Management as an Art

Art means application of knowledge & skill to get the desired results. An art may be defined as personalized application of general theoretical principles for achieving best possible results. Art has the following characters –

1. Practical Knowledge:
Every art requires practical knowledge therefore learning of theory is not sufficient. It is very important to know practical application of theoretical principles.
E.g. to become a good painter, the person not only should know about the different colour and brushes but different designs, dimensions, situations etc to use them appropriately. A manager can never be successful just by obtaining degree or diploma in management; he must have also known how to apply various principles in real situations, by functioning as a manager.

2. Personal Skill:
Although theoretical base may be same for every artist, but each one has his own style and approach towards his job. That is why the level of success and quality of performance differs from one person to another.
E.g. there are several qualified painters but M.F. Hussain is recognized for his style. Similarly management as an art is also personalized. Every manager has his own way of managing things based on his knowledge, experience and personality, that is why some managers are known as good managers (like Aditya Birla, Rahul Bajaj) whereas others as bad.

3. Creativity:
Every artist has an element of creativity in line. That is why he aims at producing something that has never existed before which requires combination of intelligence & imagination. Management is also creative in nature like any other art. It combines human and non-human resources in an useful way so as to achieve desired results. It tries to produce sweet music by combining chords in an efficient manner.
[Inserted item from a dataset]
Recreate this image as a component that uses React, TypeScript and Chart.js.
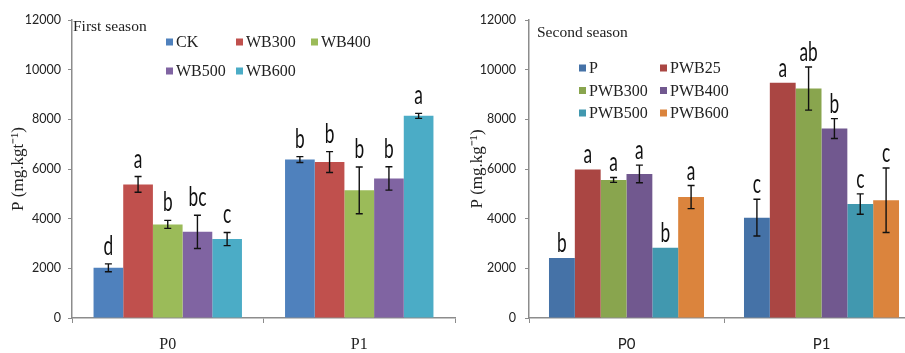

4. Perfection through practice:
Practice makes a man perfect. Every artist becomes more and more proficient through constant practice. Similarly managers learn through an art of trial and error initially but application of management principles over the years makes them perfect in the job of managing.

5. Goal-Oriented:
Every art is result oriented as it seeks to achieve concrete results. In the same manner, management is also directed towards accomplishment of pre-determined goals. Managers use various resources like men, money, material, machinery & methods to help in the growth of an organization.
Thus, we can say that management is an art therefore it requires application of certain principles rather it is an art of highest order because it deals with shaping the attitude and behaviour of people at work towards the desired goals.

Management as both Science and Art
Management is both an art and a science. The above mentioned points clearly reveal that management combines features of both science as well as art. It is considered as a science because it has an organized body of knowledge which contains certain universal truth. It is called an art because managing requires certain skills which are personal possessions of managers. Science provides the knowledge & art deals with the application of knowledge and skills.
A manager to be successful in his profession must acquire the knowledge of science & the art of applying it. Therefore management is a well-judged combination of science as well as an art because it proves the principles and the way these principles are applied is a matter of art. Science teaches to ’know’ and art teaches to ’do’. E.g. a person cannot become a good singer unless he has knowledge about various ragas & he also applies his personal skill in the art of singing. Same way it is not sufficient for manager to first know the principles but he must also apply them in solving various managerial problems that is why, science and art are not mutually exclusive but they are complementary to each other (like tea and biscuit, bread and butter etc.). To conclude, we can say that science is the root and art is the fruit.

1.4 Henri Fayol’s 14 Principles of Management

Henri Fayol and Max Weber were the two most prominent proponents of the general administrative approach. Fayol focused on activities common to all managers. He described the practice of management as distinct from other typical business functions.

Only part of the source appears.